PACE financing can unlock important upgrades that protect your Miramar home and improve comfort. The tradeoffs are real, from escrow changes to possible payoff requirements at sale or refinance. The best next move is to confirm your lender and title policies in writing, run a side-by-side cost comparison, and choose the path that protects both your home and your future options.

If you are weighing upgrades or planning a sale with an existing assessment, connect with a local advisor who understands Broward closings and luxury buyer expectations. Reach out to USA Luxury Homes For Sale to Request a Private Consultation and map a plan that fits your goals.

FAQs

How does PACE show up on my Broward tax bill?

  • It appears as a special assessment line item on your Broward County property tax bill and is collected through the county’s normal tax process.

Can I sell my Miramar home with an outstanding PACE assessment?

  • Often yes, but it depends on the buyer, their lender, and the title company. Many lenders require payoff at closing, so verify early and plan accordingly.

Will my mortgage servicer escrow my PACE payments?

  • Many servicers do. Escrow practices vary, so request your servicer’s policy in writing before you enroll.

Do impact windows and roof replacements qualify under PACE?

  • These are common Florida resiliency upgrades and are often eligible, but final approval depends on your program administrator and permitting.

How can PACE affect refinancing in Florida?

  • Some lenders will not refinance a loan with a PACE lien in place or will require payoff first.
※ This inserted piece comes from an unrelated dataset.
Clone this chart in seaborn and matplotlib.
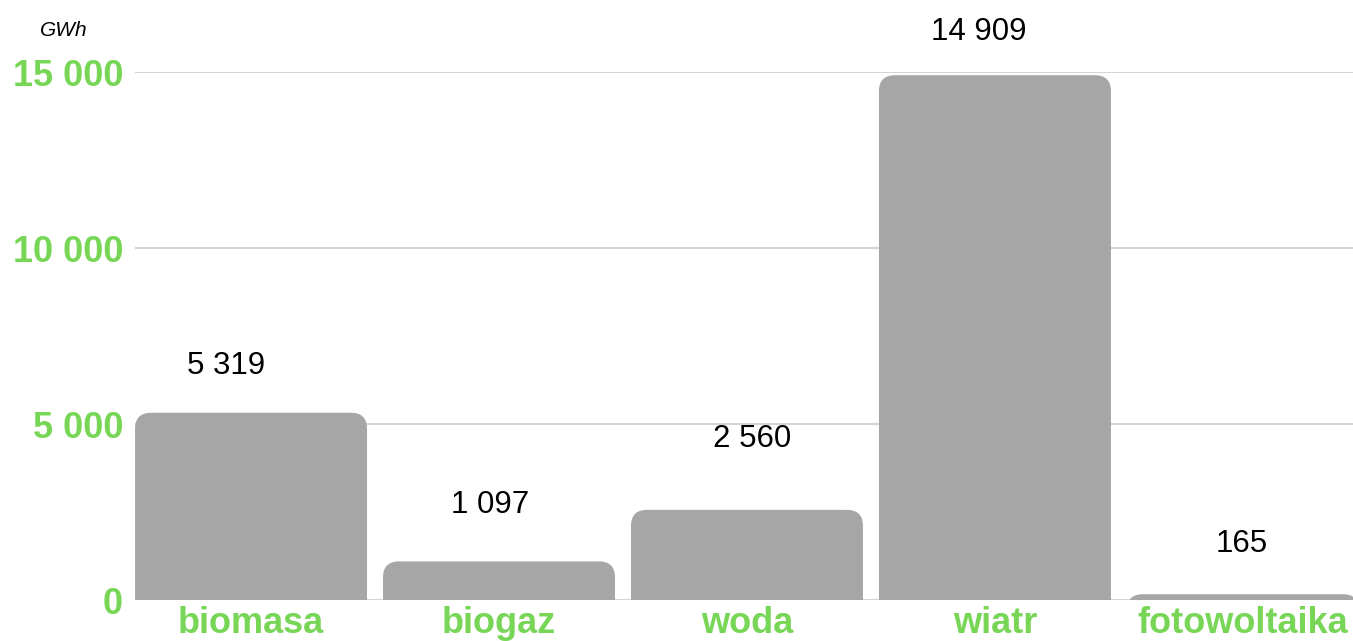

Confirm with your lender before you proceed.

Can I use federal tax credits with PACE for solar?

  • Yes, the federal Residential Clean Energy Credit may apply to qualifying solar and storage. Review IRS guidance and consult a tax professional.

What should I ask a contractor before a PACE project?

  • Confirm state licensing and insurance, get multiple bids, verify they meet your program’s approval rules, and check permits and inspections for compliance.